Posted Apr 03, 2025 - 12:26 PDT

Update

The xMatters Incident Response team has identified the source of the issue and is still actively working on a fix, there is no current estimate on resolution time. We will update once a solution has been implemented.
Posted Apr 03, 2025 - 12:00 PDT

Update

The xMatters Incident Response team has identified the source of the issue and is actively working on a fix, there is no current estimate on resolution time. We will update once a solution has been implemented.
Posted Apr 03, 2025 - 11:44 PDT

Update

The xMatters Incident Response team has identified the source of the issue and is still working on a fix. We will update once a solution has been identified and implemented.
Posted Apr 03, 2025 - 11:28 PDT

Update

The xMatters Incident Response team has identified the source of the issue and is working on a fix. We will update once a solution has been identified and implemented.
Posted Apr 03, 2025 - 11:01 PDT

Update

The xMatters Incident Response team has identified the source of the issue and is still working on a fix. We will update once a solution has been identified and implemented.
Posted Apr 03, 2025 - 10:46 PDT

Identified

The xMatters Incident Response team has identified the source of the issue and is working on a fix. We will update once a solution has been identified and implemented.
Posted Apr 03, 2025 - 10:17 PDT

Investigating

xMatters monitoring tools have identified a potential issue with xMatters Integration Platform for some clients in All Regions. We are currently investigating the issue and will update as information becomes available.

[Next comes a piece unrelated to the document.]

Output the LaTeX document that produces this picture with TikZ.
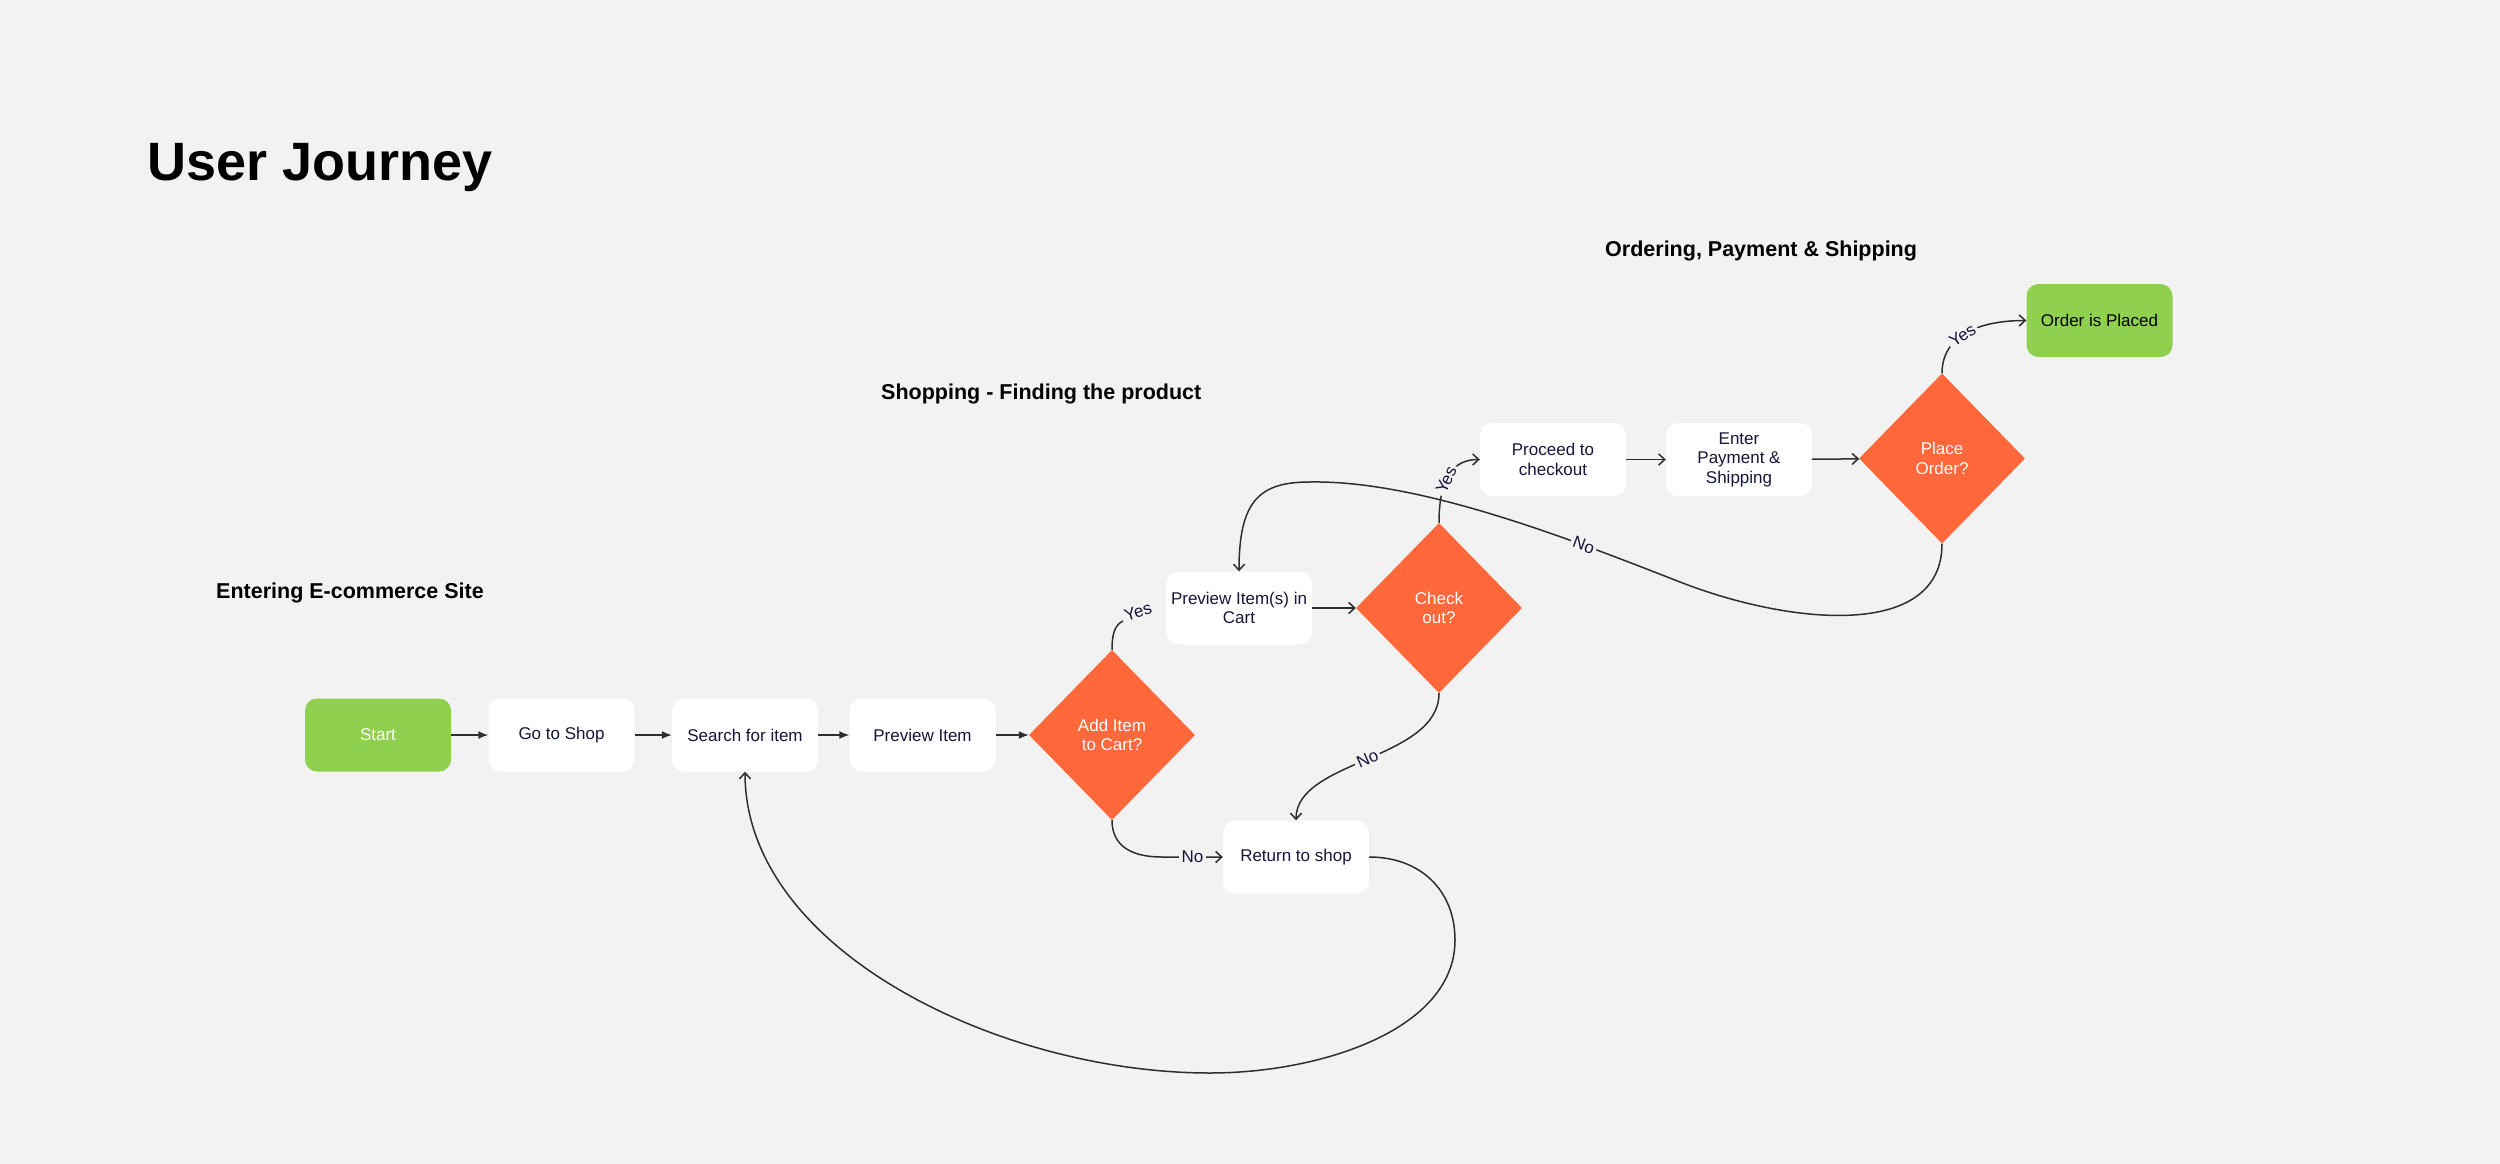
\documentclass[tikz,border=0pt]{standalone}
\usepackage{fontspec}
\setmainfont{Liberation Sans}
\usetikzlibrary{arrows.meta,shapes.geometric}
\definecolor{bg}{HTML}{F2F2F2}
\definecolor{ujgreen}{HTML}{8FD04F}
\definecolor{ujorange}{HTML}{FF683B}
\definecolor{ujnavy}{HTML}{16163A}
\definecolor{ujline}{HTML}{2E2E2E}
\newcommand\ujnodefont{\fontsize{17}{19.5}\selectfont}
\newcommand\ujlblfont{\fontsize{17}{19}\selectfont}
\newcommand\ujheadfont{\fontsize{21.5}{24}\selectfont\bfseries}
\newcommand\ujtitlefont{\fontsize{54}{60}\selectfont\bfseries}
\begin{document}
\begin{tikzpicture}[x=1pt,y=-1pt,
  box/.style={fill=white, rounded corners=12pt, minimum width=146pt, minimum height=73pt,
    align=center, text=ujnavy, font=\ujnodefont, inner sep=0pt},
  gbox/.style={box, fill=ujgreen},
  dia/.style={shape=diamond, fill=ujorange, minimum width=166pt, minimum height=170pt,
    inner sep=0pt, align=center, text=white, font=\ujnodefont},
  head/.style={anchor=base west, font=\ujheadfont, text=black, inner sep=0pt},
  conn/.style={draw=ujline, line width=1.5pt},
  mainarr/.style={conn, -{Latex[length=10pt,width=8pt]}},
  arr/.style={conn, -{Straight Barb[length=6pt,width=11pt,line width=1.5pt]}},
  lbl/.style={fill=bg, inner sep=2.5pt, text=ujnavy, font=\ujlblfont},
]
\useasboundingbox (0,0) rectangle (2500,1164);
\fill[bg] (0,0) rectangle (2500,1164);

% titles
\node[anchor=base west, font=\ujtitlefont, inner sep=0pt] (title) at (147,180) {User Journey};
\node[head] (h1) at (216,598) {Entering E-commerce Site};
\node[head] (h2) at (881,399) {Shopping - Finding the product};
\node[head] (h3) at (1605,256) {Ordering, Payment \& Shipping};

% nodes
\node[gbox, text=white] (start) at (378,735) {Start};
\node[box] (shop) at (561.5,735) {Go to Shop};
\node[box] (search) at (745,735) {Search for item};
\node[box] (prev) at (922.5,735) {Preview Item};
\node[dia] (add) at (1112,735) {Add Item\\to Cart?};
\node[box] (cart) at (1239,608) {Preview Item(s) in\\Cart};
\node[dia] (check) at (1439,608) {Check\\out?};
\node[box] (proceed) at (1553,459.5) {Proceed to\\checkout};
\node[box] (pay) at (1739,459.5) {Enter\\Payment \&\\Shipping};
\node[dia] (place) at (1942,458.5) {Place\\Order?};
\node[gbox, text=black] (placed) at (2099.5,320.5) {Order is Placed};
\node[box] (ret) at (1296,857) {Return to shop};

% via points
\coordinate (y1) at (1123,621);
\coordinate (n1) at (1162,857);
\coordinate (v1) at (1680,582);
\coordinate (v2) at (1310,482);
\coordinate (w1) at (1455,940);
\coordinate (w2) at (1210,1073);

% main row
\draw[mainarr] (start) -- (shop);
\draw[mainarr] (shop) -- (search);
\draw[mainarr] (search) -- (prev);
\draw[mainarr] (prev) -- (add);

% add item decisions
\draw[conn] (add.north) .. controls (1112,633) and (1115,625) .. (y1);
\node[text=ujnavy, font=\ujlblfont, rotate=18, inner sep=0pt] (yes1) at (1138,612) {Yes};
\draw[arr] (add.south) .. controls (1112,845) and (1130,857) .. (n1) -- node[lbl]{No} (ret.west);

% cart / checkout
\draw[arr] (cart) -- (check);
\draw[arr] (check.south) .. controls (1439,760) and (1296,760) .. node[lbl,sloped]{No} (ret.north);
\draw[arr] (check.north) .. controls (1439,475) and (1455,459.5) .. node[lbl,sloped,pos=0.4]{Yes} (proceed.west);

% ordering row
\draw[arr] (proceed) -- (pay);
\draw[arr] (pay) -- (place);
\draw[arr] (place.north) .. controls (1942,335) and (1980,320.5) .. node[lbl,sloped,pos=0.45]{Yes} (placed.west);
\draw[arr] (place.south) .. controls (1942,640) and (1790,625) .. (v1)
  .. controls (1570,539) and (1420,480) .. node[lbl,sloped,pos=0.27]{No} (v2)
  .. controls (1260,482) and (1239,500) .. (cart.north);

% return loop
\draw[arr] (ret.east) .. controls (1420,857) and (1455,890) .. (w1)
  .. controls (1455,1030) and (1320,1073) .. (w2)
  .. controls (1000,1073) and (745,950) .. (search.south);
\end{tikzpicture}
\end{document}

If you are also experiencing issues, or if you're not sure whether this issue impacts your service, please contact xMatters Client Assistance at https://support.xmatters.com/hc/en-us/requests/new - our support agents are waiting to help.
Posted Apr 03, 2025 - 10:15 PDT
This incident affected: Europe, Middle East, and Africa (Integration Platform), Asia Pacific (Integration Platform), and North America (Integration Platform).